> _What you have to do_:
The material below includes pictures; leave them out and return only the lines between the line containing "Write the D3.js code for this chart." and the line containing "2.73, 2.57, 2.77];", inclusive, word for word.

[start Dataset content]

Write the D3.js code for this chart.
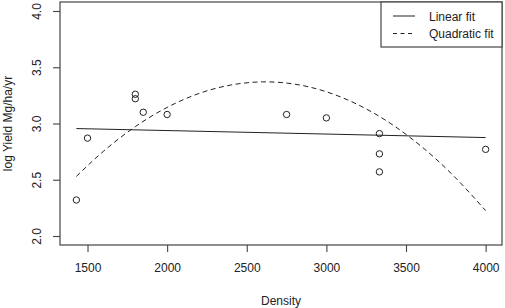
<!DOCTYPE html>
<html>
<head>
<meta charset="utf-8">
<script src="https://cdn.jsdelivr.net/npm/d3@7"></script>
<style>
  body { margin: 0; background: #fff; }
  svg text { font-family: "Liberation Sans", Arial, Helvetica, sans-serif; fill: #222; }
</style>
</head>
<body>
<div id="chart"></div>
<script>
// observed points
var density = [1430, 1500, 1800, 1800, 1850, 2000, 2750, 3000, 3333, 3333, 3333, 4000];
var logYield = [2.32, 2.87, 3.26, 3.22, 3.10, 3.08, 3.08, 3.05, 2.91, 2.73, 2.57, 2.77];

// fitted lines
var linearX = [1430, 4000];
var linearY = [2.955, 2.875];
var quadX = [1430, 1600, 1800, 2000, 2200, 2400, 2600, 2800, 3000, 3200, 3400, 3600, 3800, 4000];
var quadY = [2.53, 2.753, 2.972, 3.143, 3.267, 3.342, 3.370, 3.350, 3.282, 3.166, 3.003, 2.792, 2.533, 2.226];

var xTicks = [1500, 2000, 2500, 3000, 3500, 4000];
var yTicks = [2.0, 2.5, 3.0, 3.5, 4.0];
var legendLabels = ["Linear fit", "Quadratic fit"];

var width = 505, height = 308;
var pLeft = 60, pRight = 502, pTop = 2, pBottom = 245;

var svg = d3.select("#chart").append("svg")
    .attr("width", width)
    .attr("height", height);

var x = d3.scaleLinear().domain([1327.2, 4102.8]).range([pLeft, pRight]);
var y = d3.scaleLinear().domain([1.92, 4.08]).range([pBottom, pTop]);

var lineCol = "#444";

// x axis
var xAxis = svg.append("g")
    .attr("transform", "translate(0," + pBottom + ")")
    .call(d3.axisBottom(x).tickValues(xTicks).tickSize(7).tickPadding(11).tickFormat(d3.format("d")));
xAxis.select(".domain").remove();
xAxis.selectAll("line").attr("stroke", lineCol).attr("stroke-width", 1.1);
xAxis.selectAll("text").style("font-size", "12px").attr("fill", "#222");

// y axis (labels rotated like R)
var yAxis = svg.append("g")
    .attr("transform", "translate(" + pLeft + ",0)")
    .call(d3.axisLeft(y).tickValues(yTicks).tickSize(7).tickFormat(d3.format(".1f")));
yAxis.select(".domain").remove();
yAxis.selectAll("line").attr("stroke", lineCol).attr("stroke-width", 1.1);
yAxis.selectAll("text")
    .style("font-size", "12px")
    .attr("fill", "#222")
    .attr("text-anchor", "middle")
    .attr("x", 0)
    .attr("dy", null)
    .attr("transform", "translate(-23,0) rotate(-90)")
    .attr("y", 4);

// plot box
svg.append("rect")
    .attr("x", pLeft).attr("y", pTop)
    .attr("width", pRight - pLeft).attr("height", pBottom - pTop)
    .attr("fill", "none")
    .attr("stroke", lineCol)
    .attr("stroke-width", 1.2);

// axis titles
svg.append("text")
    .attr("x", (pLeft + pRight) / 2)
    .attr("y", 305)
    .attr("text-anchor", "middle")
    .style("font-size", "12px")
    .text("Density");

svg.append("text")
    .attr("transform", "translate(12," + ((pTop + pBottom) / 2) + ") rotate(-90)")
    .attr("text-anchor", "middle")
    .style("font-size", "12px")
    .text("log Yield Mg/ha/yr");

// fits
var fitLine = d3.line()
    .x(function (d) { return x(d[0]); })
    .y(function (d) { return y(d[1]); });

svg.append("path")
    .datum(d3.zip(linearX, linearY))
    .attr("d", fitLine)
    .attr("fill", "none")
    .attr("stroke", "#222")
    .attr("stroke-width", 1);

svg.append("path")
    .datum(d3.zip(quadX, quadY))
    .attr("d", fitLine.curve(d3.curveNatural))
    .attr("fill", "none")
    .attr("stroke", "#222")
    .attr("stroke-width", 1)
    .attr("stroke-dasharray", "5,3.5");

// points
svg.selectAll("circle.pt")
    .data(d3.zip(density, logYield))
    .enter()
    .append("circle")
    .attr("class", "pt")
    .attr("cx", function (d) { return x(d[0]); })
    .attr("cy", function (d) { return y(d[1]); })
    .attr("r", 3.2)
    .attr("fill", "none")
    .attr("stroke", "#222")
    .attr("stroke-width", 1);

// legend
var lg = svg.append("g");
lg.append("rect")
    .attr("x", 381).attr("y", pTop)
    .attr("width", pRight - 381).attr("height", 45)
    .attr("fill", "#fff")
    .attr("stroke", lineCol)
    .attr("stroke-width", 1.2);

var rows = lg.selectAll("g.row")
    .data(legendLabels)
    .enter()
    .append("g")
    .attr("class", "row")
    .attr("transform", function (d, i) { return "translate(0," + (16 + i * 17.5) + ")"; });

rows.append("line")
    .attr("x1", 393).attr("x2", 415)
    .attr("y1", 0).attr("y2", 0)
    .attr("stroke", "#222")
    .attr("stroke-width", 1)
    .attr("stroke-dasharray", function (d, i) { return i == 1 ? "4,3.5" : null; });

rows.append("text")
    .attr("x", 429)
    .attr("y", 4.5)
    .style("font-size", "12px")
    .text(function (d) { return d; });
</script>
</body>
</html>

[end Dataset content]
[start Dataset content]

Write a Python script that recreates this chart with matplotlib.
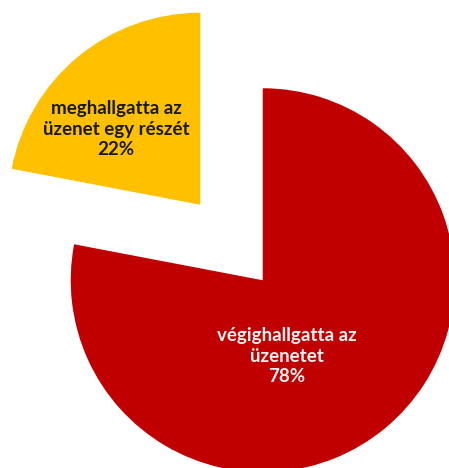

[end Dataset content]

> _The completed task_:
Write the D3.js code for this chart.
<!DOCTYPE html>
<html>
<head>
<meta charset="utf-8">
<script src="https://cdn.jsdelivr.net/npm/d3@7"></script>
<style>
  body { margin: 0; background: #fff; }
  svg text { font-family: "Liberation Sans", Arial, Helvetica, sans-serif; fill: #222; }
</style>
</head>
<body>
<div id="chart"></div>
<script>
// observed points
var density = [1430, 1500, 1800, 1800, 1850, 2000, 2750, 3000, 3333, 3333, 3333, 4000];
var logYield = [2.32, 2.87, 3.26, 3.22, 3.10, 3.08, 3.08, 3.05, 2.91, 2.73, 2.57, 2.77];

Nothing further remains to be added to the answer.